* Exercise description
Retype only what runs from the beginning of the data through the line with "700, 800, 900];"; please omit the pictures and keep every line exact.

* Source data

--------

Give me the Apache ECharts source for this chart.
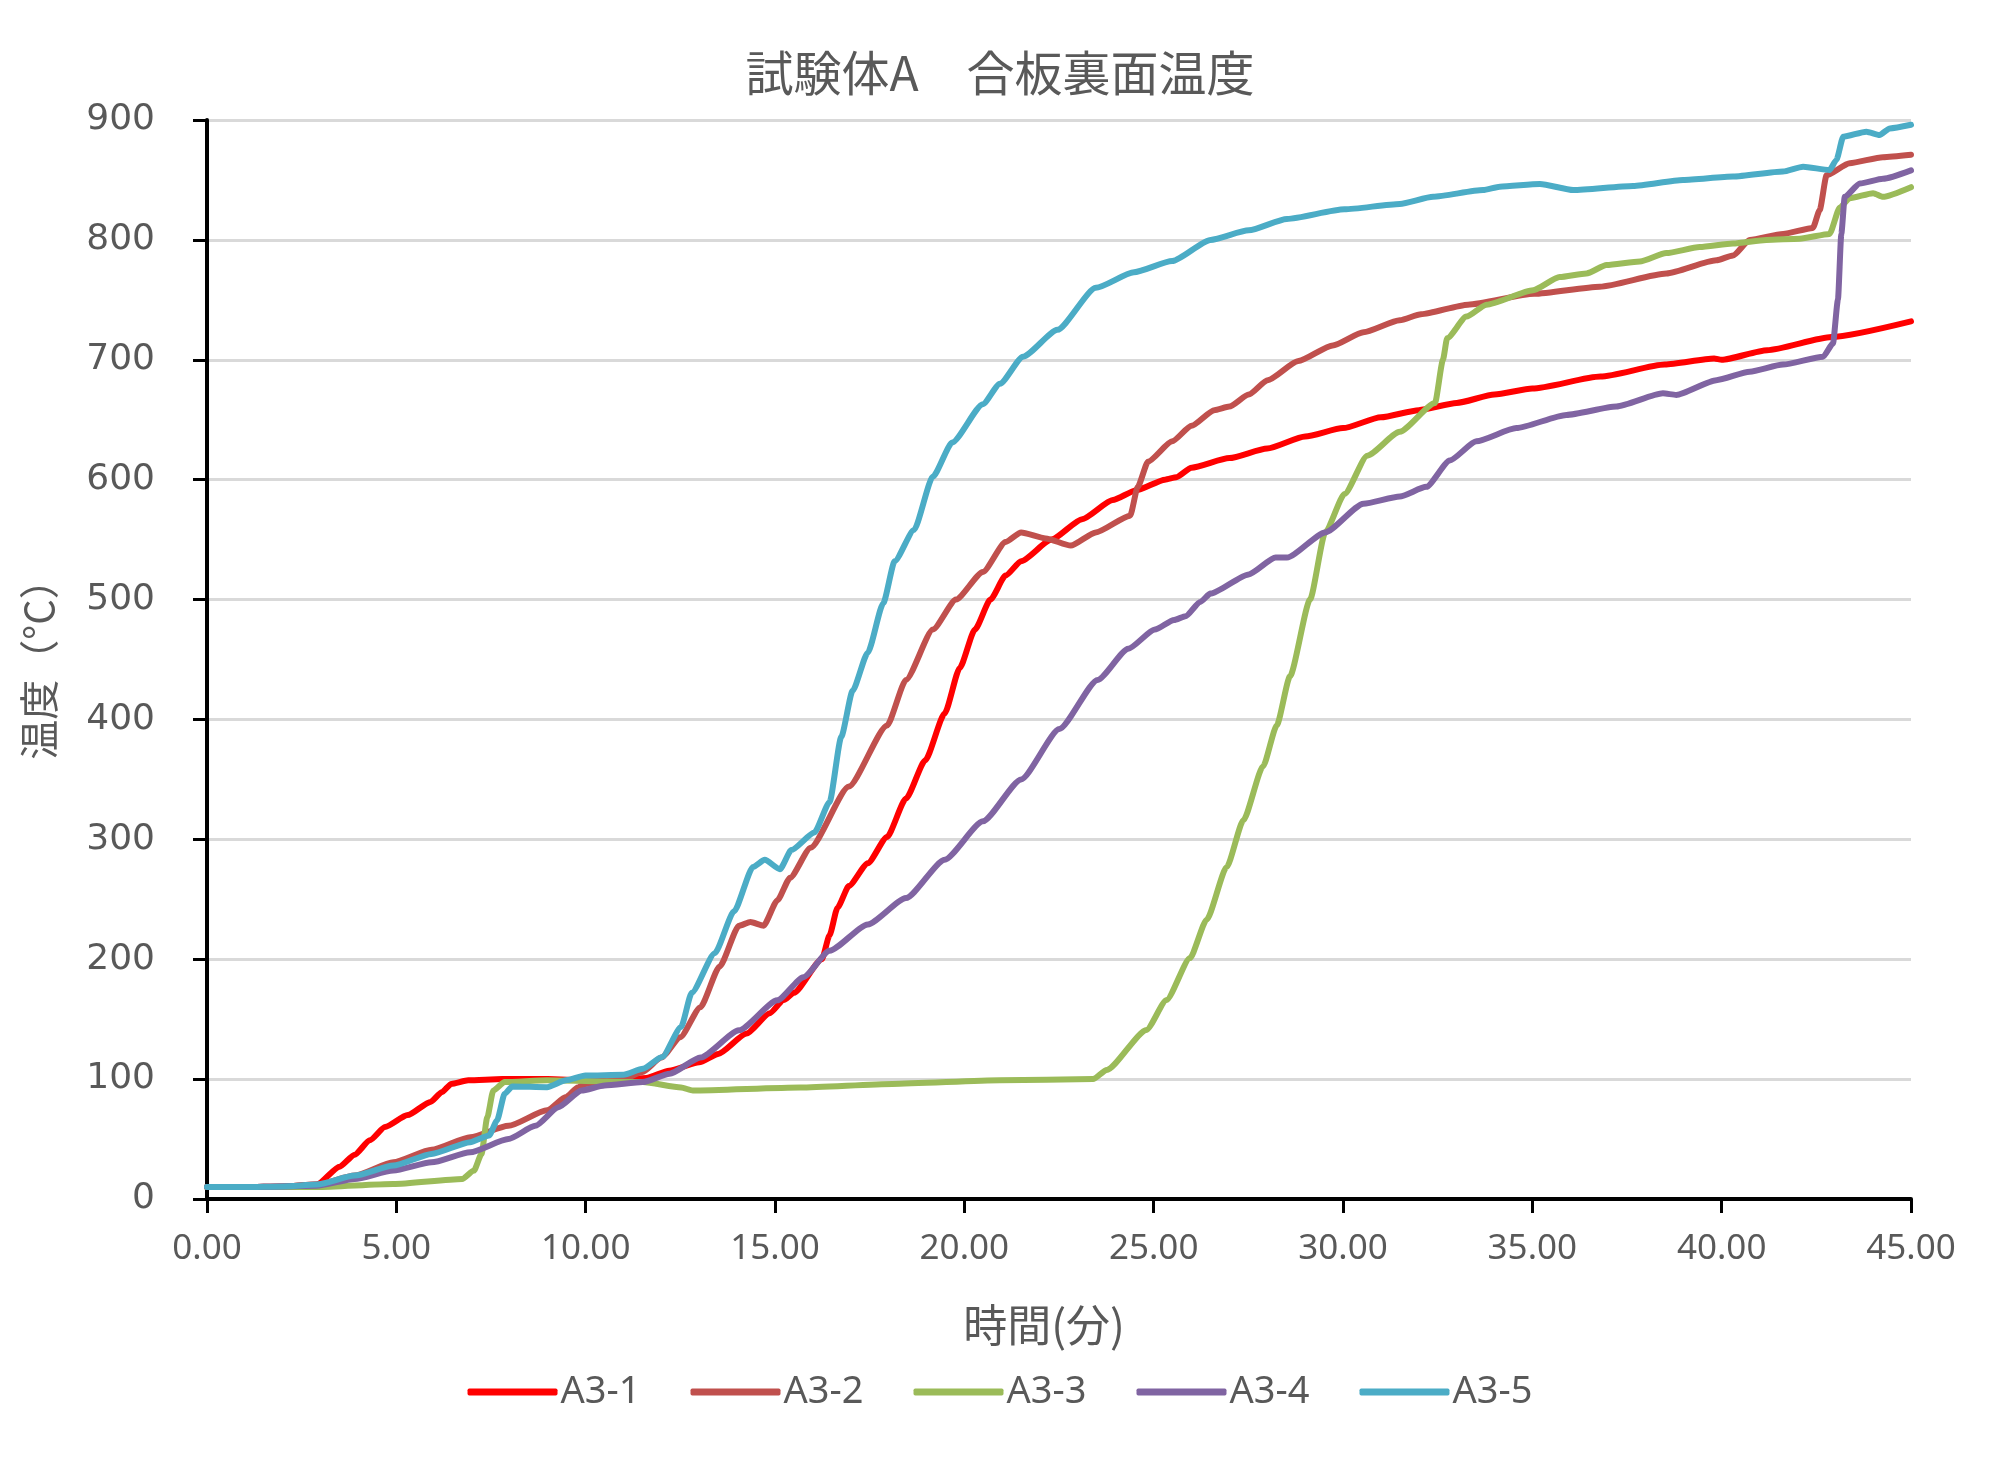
<!DOCTYPE html>
<html>
<head>
<meta charset="utf-8">
<script src="https://cdn.jsdelivr.net/npm/echarts@6/dist/echarts.min.js"></script>
<style>
html,body{margin:0;padding:0;background:#fff;}
#chart{width:2000px;height:1460px;}
</style>
</head>
<body>
<div id="chart"></div>
<script>
var seriesNames = ['A3-1', 'A3-2', 'A3-3', 'A3-4', 'A3-5'];
var xTicks = [0, 5, 10, 15, 20, 25, 30, 35, 40, 45];
var yTicks = [0, 100, 200, 300, 400, 500, 600, 700, 800, 900];

var a31 = [[0,10],[1,10],[2,10.5],[2.9,12],[3.5,27],[3.9,37],[4.3,49],[4.7,60],[5.3,70],[5.9,81],[6.2,89],[6.45,96],[6.9,99],[7.8,100],[9,100],[10,99],[11,99.5],[11.6,101],[12.2,107],[13,114],[13.5,121],[14.25,138],[14.86,155],[15.23,166],[15.5,172],[16.24,200],[16.44,220],[16.65,243],[16.95,261],[17.45,280],[17.96,302],[18.46,334],[18.97,366],[19.48,405],[19.88,443],[20.28,475],[20.69,500],[21.09,520],[21.5,532],[22.3,550],[23.11,567],[23.92,583],[24.53,591],[25.3,600],[25.6,602],[26,610],[27,618],[28,626],[29,636],[30,643],[31,652],[32,658],[33,664],[34,671],[35,676],[36.8,686],[38.5,696],[39.8,701],[40,700],[41.2,708],[42.9,719],[45,732]];

var a32 = [[0,10],[1,10],[2,10.5],[2.9,12],[3.9,19.5],[4.92,30.6],[5.93,41],[6.95,51.5],[7.96,61],[8.98,74],[9.48,85],[9.79,93],[10,96],[11,100],[11.5,106],[12,118],[12.5,135],[13.03,160],[13.54,194],[14.05,228],[14.35,231],[14.7,228],[15.06,249],[15.4,268],[15.94,293],[16.95,344],[17.96,395],[18.46,433],[19.17,475],[19.78,500],[20.49,523],[21.09,548],[21.5,556],[22.15,551],[22.81,545],[23.47,556],[24.38,570],[24.58,594],[24.85,615],[25.49,632],[26,645],[26.6,658],[27,661],[27.51,671],[28.01,683],[28.82,699],[29.73,712],[30.54,723],[31.5,733],[32.06,738],[33.3,746],[35.05,755],[36.78,761],[38.54,772],[39.86,783],[40.3,787],[40.74,800],[41.62,805],[42.41,810],[42.59,825],[42.77,854],[43.38,864],[44.26,869],[45,871]];

var a33 = [[0,10],[1,10],[2.9,10],[4.92,12.5],[6.74,16.7],[7.05,23.7],[7.25,37.6],[7.4,68],[7.56,90.5],[7.86,97.5],[8.98,99],[11.51,97.5],[12.52,93],[12.83,90.5],[15.67,93],[18.1,96],[20.94,99],[23.4,100],[23.76,107.6],[24.81,141],[25.34,166],[25.96,201],[26.4,233],[26.93,277],[27.37,316],[27.89,361],[28.25,395],[28.6,436],[29.13,500],[29.53,556],[30.04,588],[30.64,620],[31.5,640],[32.43,664],[32.64,700],[32.75,718],[33.26,736],[33.79,746],[35.02,758],[35.72,769],[36.43,772],[36.96,779],[37.84,782],[38.54,789],[39.42,794],[40.3,797],[41.18,800],[42.06,801],[42.85,805],[43.12,827],[43.38,834.7],[44,839],[44.26,836],[45,844]];

var a34 = [[0,10],[1,10],[2,10.5],[2.89,11],[3.9,16.7],[4.92,23.7],[5.93,30.6],[6.95,39],[7.96,50],[8.67,61],[9.28,76.6],[9.89,90.5],[10.5,94.7],[11.51,97.5],[12.22,104.5],[13.03,118],[14.05,140.7],[15.06,165.7],[15.75,185],[16.44,207],[17.45,229],[18.46,251],[19.48,283],[20.49,315],[21.5,350],[22.51,392],[23.52,433],[24.33,459],[25.03,475],[25.54,483],[25.84,486],[26.23,498],[26.5,505],[27.51,521],[28.22,535],[28.52,535],[29.53,556],[30.54,580],[31.5,586],[32.2,594],[32.82,616],[33.52,632],[34.58,643],[35.9,654],[37.22,661],[38.45,672],[38.8,670.7],[39.86,683],[40.74,690],[41.62,696],[42.68,702.6],[42.94,713.7],[43.07,750],[43.16,805],[43.25,836],[43.65,847],[44.26,851],[45,858]];

var a35 = [[0,10],[1,10],[2,10.5],[2.9,12],[3.9,19.5],[4.92,27.9],[5.93,37.6],[6.95,47.4],[7.45,53],[7.66,65.5],[7.86,87.7],[8.06,93.9],[8.98,93.3],[9.48,99],[9.99,103],[11,103.6],[11.51,108.6],[12.02,118.4],[12.52,143.5],[12.8,172],[13.41,205],[13.92,240],[14.42,277],[14.73,283],[15.13,275],[15.43,291],[16.04,305.7],[16.44,331],[16.75,385.5],[17.05,424],[17.45,455.7],[17.86,497],[18.16,532],[18.67,558],[19.17,602.6],[19.68,631],[20.49,663],[20.94,680],[21.55,702.6],[22.46,725],[23.47,760],[24.48,773],[25.49,782.4],[26.5,800],[27.51,808],[28.52,817.5],[30.04,825.5],[31.5,830],[32.38,836],[33.7,841.6],[34.14,844.4],[35.2,846.6],[36.08,841.6],[37.66,845],[38.98,850],[40.3,852.8],[41.62,857],[42.15,861],[42.85,858.3],[43.03,866.7],[43.21,886],[43.82,890.3],[44.17,887.5],[44.44,893],[45,896]];

var seriesData = [a31, a32, a33, a34, a35];
var colors = ['#FF0000', '#C0504D', '#9BBB59', '#8064A2', '#4BACC6'];

var chart = echarts.init(document.getElementById('chart'), null, {renderer: 'canvas'});
var labelColor = '#595959';
var option = {
  backgroundColor: '#ffffff',
  animation: false,
  title: {
    text: '試験体A　合板裏面温度',
    left: 'center',
    top: 44,
    textStyle: {
      fontFamily: '"Noto Sans CJK JP", sans-serif',
      fontSize: 48,
      fontWeight: 'normal',
      color: labelColor
    }
  },
  legend: {
    data: seriesNames,
    bottom: 44,
    left: 'center',
    icon: 'roundRect',
    itemWidth: 90,
    itemHeight: 7,
    itemGap: 50,
    textStyle: {
      fontFamily: '"Liberation Sans Narrow", "Noto Sans", sans-serif',
      fontSize: 38,
      color: labelColor,
      padding: [0, 0, 0, -2]
    }
  },
  grid: {
    left: 207,
    right: 89,
    top: 120,
    bottom: 261,
    containLabel: false
  },
  xAxis: {
    type: 'value',
    min: xTicks[0],
    max: xTicks[xTicks.length - 1],
    interval: 5,
    name: '時間(分)',
    nameLocation: 'middle',
    nameGap: 104,
    nameTextStyle: {
      fontFamily: '"Noto Sans CJK JP", sans-serif',
      fontSize: 44,
      color: labelColor,
      padding: [0, 30, 0, 0]
    },
    axisLine: {show: true, onZero: false, lineStyle: {color: '#000', width: 4}},
    axisTick: {show: true, inside: false, length: 14, lineStyle: {color: '#000', width: 3}},
    axisLabel: {
      margin: 33,
      fontFamily: '"Liberation Sans Narrow", "Noto Sans", sans-serif',
      fontSize: 35,
      color: labelColor,
      formatter: function (v) { return v.toFixed(2); }
    },
    splitLine: {show: false}
  },
  yAxis: {
    type: 'value',
    min: yTicks[0],
    max: yTicks[yTicks.length - 1],
    interval: 100,
    name: '温度（°C）',
    nameLocation: 'middle',
    nameRotate: 90,
    nameGap: 148,
    nameTextStyle: {
      fontFamily: '"Noto Sans CJK JP", sans-serif',
      fontSize: 40,
      color: labelColor
    },
    axisLine: {show: true, lineStyle: {color: '#000', width: 4}},
    axisTick: {show: true, inside: false, length: 14, lineStyle: {color: '#000', width: 3}},
    axisLabel: {
      margin: 52,
      fontFamily: '"DejaVu Sans", sans-serif',
      fontSize: 36,
      color: labelColor
    },
    splitLine: {show: true, lineStyle: {color: '#D9D9D9', width: 3}}
  },
  series: seriesNames.map(function (n, i) {
    return {
      name: n,
      type: 'line',
      data: seriesData[i],
      symbol: 'none',
      smooth: 0.2,
      smoothMonotone: 'x',
      color: colors[i],
      lineStyle: {color: colors[i], width: 6, cap: 'round', join: 'round'},
      itemStyle: {color: colors[i]}
    };
  })
};
chart.setOption(option);
</script>
</body>
</html>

--------

* The answer
Give me the Apache ECharts source for this chart.
<!DOCTYPE html>
<html>
<head>
<meta charset="utf-8">
<script src="https://cdn.jsdelivr.net/npm/echarts@6/dist/echarts.min.js"></script>
<style>
html,body{margin:0;padding:0;background:#fff;}
#chart{width:2000px;height:1460px;}
</style>
</head>
<body>
<div id="chart"></div>
<script>
var seriesNames = ['A3-1', 'A3-2', 'A3-3', 'A3-4', 'A3-5'];
var xTicks = [0, 5, 10, 15, 20, 25, 30, 35, 40, 45];
var yTicks = [0, 100, 200, 300, 400, 500, 600, 700, 800, 900];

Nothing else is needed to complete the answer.